L’adéquation des réserves de change se mesure au regard des importations du pays (le seuil de trois mois de couverture est souvent retenu), de la dette de court terme (couverture totale) et de la masse monétaire (20 %). Selon ces critères, l’allocation des DTS a une incidence limitée.
L’impact le plus significatif concerne la Zambie, à qui elle permet de restaurer la liquidité, et, dans une moindre mesure, la Sierra Leone et le Malawi. Elle soutient également la liquidité des pays de l’UEMOA, mais demeure insuffisante pour restaurer l’adéquation des réserves des pays de la CEMAC.

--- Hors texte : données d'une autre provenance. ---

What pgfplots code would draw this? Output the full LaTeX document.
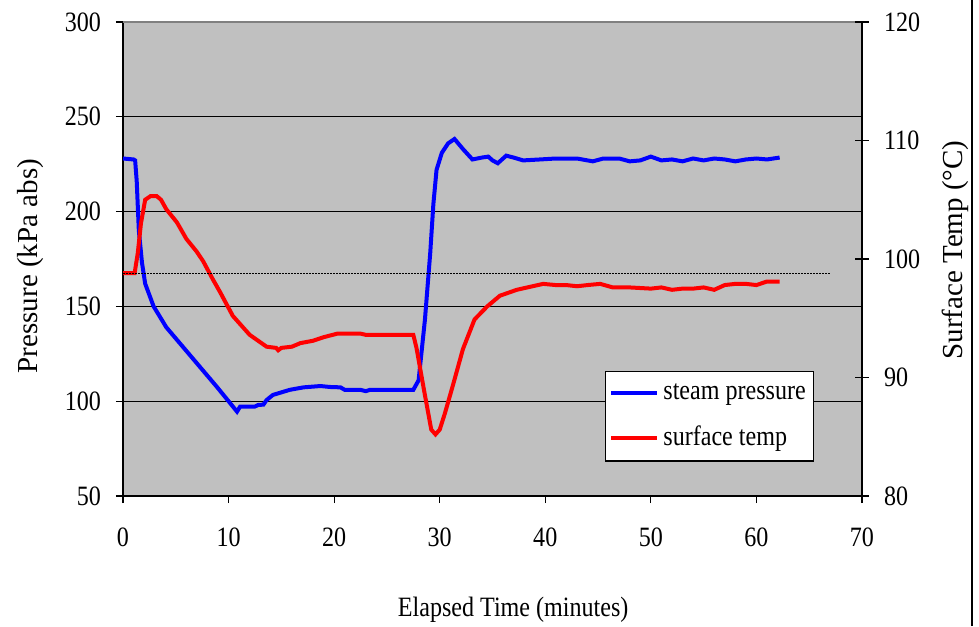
\documentclass[border=0pt]{standalone}
\usepackage{fontspec}
\setmainfont{Liberation Serif}
\newfontfamily\narrowfont{Liberation Serif}[FakeStretch=0.86]
\usepackage{pgfplots}
\pgfplotsset{compat=1.18}
\definecolor{plotgray}{RGB}{192,192,192}
\definecolor{bordergray}{RGB}{128,128,128}
\newcommand{\tickfont}{\narrowfont\fontsize{14}{16}\selectfont}
\newcommand{\labfont}{\fontsize{14.5}{17}\selectfont}

\pgfplotsset{
  common/.style={
    scale only axis, width=369.5pt, height=237pt,
    at={(61.5pt,65pt)}, anchor=south west,
    xmin=0, xmax=70,
    axis line style={-, black, line width=0.6pt},
    tick style={black, line width=0.6pt},
    ticklabel style={font=\tickfont},
    /pgf/number format/assume math mode=true,
  },
}

\begin{document}
\begin{tikzpicture}
\useasboundingbox (0,0) rectangle (489.5pt,313pt);

% pressure, left axis
\begin{axis}[
  common,
  ymin=50, ymax=300,
  xtick={0,10,...,70}, ytick={50,100,...,300},
  axis x line*=bottom, axis y line*=left,
  axis background/.style={fill=plotgray},
  ymajorgrids, grid style={black, line width=0.5pt},
  tick align=outside, major tick length=3.5pt,
  xticklabel style={yshift=-9pt},
  yticklabel style={xshift=-4pt},
  every axis x label/.style={at={(axis description cs:0.528,-0.2405)}, anchor=center, font=\tickfont},
  every axis y label/.style={at={(axis description cs:-0.1258,0.485)}, anchor=center, rotate=90, font=\labfont},
  xlabel={Elapsed Time (minutes)},
  ylabel={Pressure (kPa abs)},
]
\addplot[blue, line width=2pt] coordinates {
  (0,228) (1.0,227.5) (1.15,227) (1.3,216) (1.5,190) (1.8,173) (2.1,162)
  (2.9,150) (4.1,139) (5.7,128.5) (7.3,118) (8.9,107.5) (10.0,100)
  (10.8,94.5) (11.1,97.2) (12.5,97.2) (12.8,98) (13.3,98.2) (13.6,100.6)
  (14.2,103.3) (15.8,106) (17.1,107.3) (18.7,108) (19.6,107.5) (20.6,107.3)
  (21.0,106) (22.5,106) (23.0,105.3) (23.4,106) (27.5,106) (28.0,111)
  (28.6,143) (29.1,178) (29.4,204) (29.7,222) (30.2,231) (30.8,236)
  (31.4,238.3) (32.2,233) (33.1,227.5) (34.0,228.5) (34.6,229) (35.0,227)
  (35.5,225.5) (36.3,229.5) (37.0,228.5) (37.9,227) (39.5,227.5) (41,228)
  (43,228) (44.5,226.5) (45.5,228) (47,228) (48,226.5) (49,227) (50,229)
  (51,227) (52,227.5) (53,226.5) (54,228) (55,227) (56,228) (57,227.5)
  (58,226.5) (59,227.5) (60,228) (61,227.5) (62.2,228.5)
};
\draw[bordergray, line width=0.8pt] (rel axis cs:0,1) -- (rel axis cs:1,1);
\end{axis}

% surface temperature, right axis
\begin{axis}[
  common,
  ymin=80, ymax=120, ytick={80,90,...,120},
  axis x line=none, axis y line*=right,
  tick align=center, major tick length=7pt,
  yticklabel style={xshift=4pt},
  every axis y label/.style={at={(axis description cs:1.127,0.519)}, anchor=center, rotate=90, font=\labfont},
  ylabel={Surface Temp (°C)},
  legend style={at={(0.652,0.264)}, anchor=north west, draw=black, fill=white,
    line width=0.6pt, font=\tickfont, row sep=8pt, inner xsep=2pt, inner ysep=4pt},
  legend cell align=left,
  legend image code/.code={\draw[#1] (0pt,0pt) -- (23pt,0pt);},
]
\addlegendimage{blue, line width=2pt}
\addlegendentry{steam pressure}
\addplot[red, line width=2pt] coordinates {
  (0,98.8) (1.1,98.8) (1.4,100.5) (1.7,103) (2.1,105) (2.6,105.3) (3.2,105.3)
  (3.6,105) (4.1,104.2) (5.1,103.1) (6.0,101.7) (7.0,100.6) (7.6,99.8)
  (8.5,98.3) (9.2,97.2) (10.4,95.2) (11.3,94.3) (12.0,93.6) (13.6,92.6)
  (14.5,92.5) (14.7,92.3) (15.0,92.5) (16.0,92.6) (16.8,92.9) (18.0,93.1)
  (19.0,93.4) (20.3,93.7) (22.5,93.7) (23.0,93.6) (27.5,93.6) (27.8,92.5)
  (28.5,89) (29.2,85.6) (29.6,85.2) (30.0,85.6) (30.5,87) (31.3,89.5)
  (32.2,92.4) (33.3,94.9) (34.5,96.0) (35.7,96.9) (37.3,97.4) (38.8,97.7)
  (39.8,97.9) (41,97.8) (42,97.8) (43,97.7) (44,97.8) (45.2,97.9) (46.4,97.6)
  (48,97.6) (50,97.5) (51,97.6) (52,97.4) (53,97.5) (54,97.5) (55,97.6)
  (56,97.4) (57,97.8) (58,97.9) (59,97.9) (60,97.8) (61,98.1) (62.2,98.1)
};
\addlegendentry{surface temp}
\addplot[black, line width=0.6pt, dash pattern=on 0.8pt off 0.7pt, forget plot]
  coordinates {(0,98.8) (67,98.8)};
\end{axis}

\draw[black, line width=1.2pt] (486pt,0pt) -- (486pt,313pt);
\end{tikzpicture}
\end{document}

La question de la liquidité en devises restera prégnante
Les incertitudes planant sur le dynamisme du retour des capitaux en Afrique, couplées à des besoins en hausse – notamment pour honorer le service de la dette externe des pays les plus vulnérables –, font apparaître un gap de financement estimé par le FMI à 345 milliards USD entre 2020 et 2023 pour le continent.
Dans ce contexte, la question de la liquidité en devises restera prégnante dans les années à venir. La contraction des réserves devrait se poursuivre, à un rythme moindre, en Afrique du Nord tandis qu’elle tendrait plutôt à stagner en Afrique subsaharienne.
Au regard des enjeux de liquidité de l’Afrique, l’insuffisance de cette nouvelle allocation de DTS devrait susciter un élan de solidarité internationale parmi les pays à revenu élevé, qui ont bénéficié de 440 milliards USD d’allocation. Ces pays ont en effet la possibilité de procéder à une réallocation volontaire et ainsi alimenter un «Fonds pour la durabilité et la résilience» dont pourraient bénéficier 38 pays d’Afrique sub-saharienne.